Summary: CAIP-319 is best understood as the generic wallet-to-caller notification envelope in the CAIP-25 session stack rather than as just another provider event. Its core move is to standardize a wallet_notify wrapper that carries an authorized notification method, a scoped chain or network target, and an optional sessionId so wallets can push chain-specific events back to applications without relying on wallet-specific callback conventions. That makes it a useful comparison class for CAIP-27, CAIP-311, and EIP-1193-style provider events: CAIP-27 covers caller-to-wallet method invocation, CAIP-311 covers wallet-driven session-authorization updates specifically, while CAIP-319 generalizes the push path for any previously authorized notification tied to a CAIP-25 scope.
What it does:
Defines a wallet_notify JSON-RPC notification envelope for wallet-to-application messages in an already authorized context
Requires a previously authorized scope tied to a CAIP-2 chain identifier and a nested notification object containing the target method and params
Makes sessionId optional so the same push path can work with both identifier-based and no-identifier session models
Lets wallets send chain-specific notifications such as subscription updates without relying on implicit provider-global event channels
Requires the application to validate both the scope and the nested notification method against the active authorized session before acting on the payload
Uses JSON-RPC notification semantics, so the application sends no response and the wallet should not block on acknowledgement
Key claims:
The main mechanism significance is that CAIP-319 turns wallet-originated notifications into a standardized session surface. Without something like this, post-connect push behavior stays trapped inside wallet-specific event APIs.
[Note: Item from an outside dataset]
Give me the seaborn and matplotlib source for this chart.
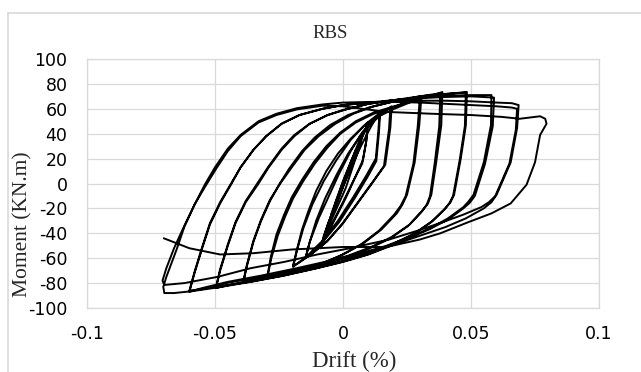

CAIP-319 is especially useful because it separates a generic authorized notification rail from CAIP-311’s narrower wallet_sessionChanged role. One is about arbitrary previously authorized notifications; the other is specifically about authorization-state changes.
The scoped-notification design matters because it prevents wallet push traffic from collapsing into one ambiguous global event channel. In concurrent multi-chain connections, the same notification namespace can appear across multiple targets, so explicit scope becomes part of the safety model.
The validation rules are analytically important. The app is expected to check both the authorized scope and the expected notification method, which means the standard is trying to keep notifications from becoming a generic unaudited side channel.
The fire-and-forget JSON-RPC shape is part of the control surface too: CAIP-319 is for delivery, not negotiated acknowledgement. That makes it closer to a standardized push wrapper than to a bidirectional session-sync method.
In corpus terms, CAIP-319 helps complete the CAIP-25 lifecycle picture by separating five layers that connect-wallet UX often flattens together: session creation, targeted invocation, wallet-driven authorization updates, generic authorized notifications, and session-state retrieval or revocation.
Whitepaper: No standalone CAIP-319 whitepaper or litepaper surfaced in this pass. The clearest primary materials were the official draft text, the raw CAIP markdown, and adjacent CAIP-25 / CAIP-311 / CAIP-316 texts that clarify how scoped notifications fit into the broader wallet-session stack; see ../../whitepapers/caip-319-primary-sources-2026-05-14.md.